--- Data block ---
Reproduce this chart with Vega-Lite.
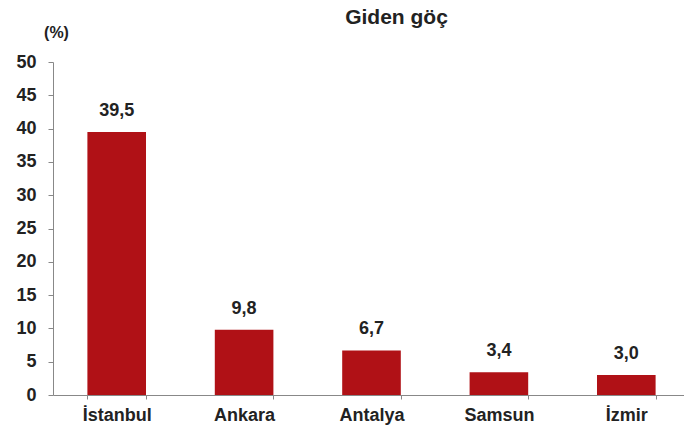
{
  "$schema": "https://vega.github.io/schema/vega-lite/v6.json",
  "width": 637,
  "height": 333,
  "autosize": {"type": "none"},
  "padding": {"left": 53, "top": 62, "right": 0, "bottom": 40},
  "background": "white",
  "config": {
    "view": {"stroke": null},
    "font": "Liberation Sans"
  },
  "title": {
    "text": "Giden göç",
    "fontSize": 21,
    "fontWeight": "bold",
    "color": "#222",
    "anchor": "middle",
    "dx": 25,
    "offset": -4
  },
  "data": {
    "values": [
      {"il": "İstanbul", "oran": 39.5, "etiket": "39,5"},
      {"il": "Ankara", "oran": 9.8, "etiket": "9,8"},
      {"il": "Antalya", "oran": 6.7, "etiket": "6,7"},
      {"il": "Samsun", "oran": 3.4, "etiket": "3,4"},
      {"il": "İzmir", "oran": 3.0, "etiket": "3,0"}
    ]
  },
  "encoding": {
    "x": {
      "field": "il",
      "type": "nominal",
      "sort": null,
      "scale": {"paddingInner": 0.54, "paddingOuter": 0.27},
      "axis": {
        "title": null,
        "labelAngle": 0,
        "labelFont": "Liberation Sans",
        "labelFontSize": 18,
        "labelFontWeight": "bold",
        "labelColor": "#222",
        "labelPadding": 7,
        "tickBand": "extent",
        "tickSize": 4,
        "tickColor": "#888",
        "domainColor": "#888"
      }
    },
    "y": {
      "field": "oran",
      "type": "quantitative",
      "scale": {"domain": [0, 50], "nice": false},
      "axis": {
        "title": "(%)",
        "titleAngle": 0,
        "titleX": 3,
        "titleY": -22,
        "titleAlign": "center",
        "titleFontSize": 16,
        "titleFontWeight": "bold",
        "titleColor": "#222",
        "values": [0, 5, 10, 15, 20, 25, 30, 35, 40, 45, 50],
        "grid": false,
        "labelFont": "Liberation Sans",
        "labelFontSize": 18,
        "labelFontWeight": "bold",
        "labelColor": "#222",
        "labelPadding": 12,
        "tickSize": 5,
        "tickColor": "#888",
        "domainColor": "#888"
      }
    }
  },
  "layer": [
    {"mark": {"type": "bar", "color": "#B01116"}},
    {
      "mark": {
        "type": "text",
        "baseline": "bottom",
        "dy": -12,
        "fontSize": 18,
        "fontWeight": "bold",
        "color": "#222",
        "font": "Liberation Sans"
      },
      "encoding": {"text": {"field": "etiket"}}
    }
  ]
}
---
__Stated goal__.
Copy each line above precisely, dropping the pictures.

__The response__.
Reproduce this chart with Vega-Lite.
{
  "$schema": "https://vega.github.io/schema/vega-lite/v6.json",
  "width": 637,
  "height": 333,
  "autosize": {"type": "none"},
  "padding": {"left": 53, "top": 62, "right": 0, "bottom": 40},
  "background": "white",
  "config": {
    "view": {"stroke": null},
    "font": "Liberation Sans"
  },
  "title": {
    "text": "Giden göç",
    "fontSize": 21,
    "fontWeight": "bold",
    "color": "#222",
    "anchor": "middle",
    "dx": 25,
    "offset": -4
  },
  "data": {
    "values": [
      {"il": "İstanbul", "oran": 39.5, "etiket": "39,5"},
      {"il": "Ankara", "oran": 9.8, "etiket": "9,8"},
      {"il": "Antalya", "oran": 6.7, "etiket": "6,7"},
      {"il": "Samsun", "oran": 3.4, "etiket": "3,4"},
      {"il": "İzmir", "oran": 3.0, "etiket": "3,0"}
    ]
  },
  "encoding": {
    "x": {
      "field": "il",
      "type": "nominal",
      "sort": null,
      "scale": {"paddingInner": 0.54, "paddingOuter": 0.27},
      "axis": {
        "title": null,
        "labelAngle": 0,
        "labelFont": "Liberation Sans",
        "labelFontSize": 18,
        "labelFontWeight": "bold",
        "labelColor": "#222",
        "labelPadding": 7,
        "tickBand": "extent",
        "tickSize": 4,
        "tickColor": "#888",
        "domainColor": "#888"
      }
    },
    "y": {
      "field": "oran",
      "type": "quantitative",
      "scale": {"domain": [0, 50], "nice": false},
      "axis": {
        "title": "(%)",
        "titleAngle": 0,
        "titleX": 3,
        "titleY": -22,
        "titleAlign": "center",
        "titleFontSize": 16,
        "titleFontWeight": "bold",
        "titleColor": "#222",
        "values": [0, 5, 10, 15, 20, 25, 30, 35, 40, 45, 50],
        "grid": false,
        "labelFont": "Liberation Sans",
        "labelFontSize": 18,
        "labelFontWeight": "bold",
        "labelColor": "#222",
        "labelPadding": 12,
        "tickSize": 5,
        "tickColor": "#888",
        "domainColor": "#888"
      }
    }
  },
  "layer": [
    {"mark": {"type": "bar", "color": "#B01116"}},
    {
      "mark": {
        "type": "text",
        "baseline": "bottom",
        "dy": -12,
        "fontSize": 18,
        "fontWeight": "bold",
        "color": "#222",
        "font": "Liberation Sans"
      },
      "encoding": {"text": {"field": "etiket"}}
    }
  ]
}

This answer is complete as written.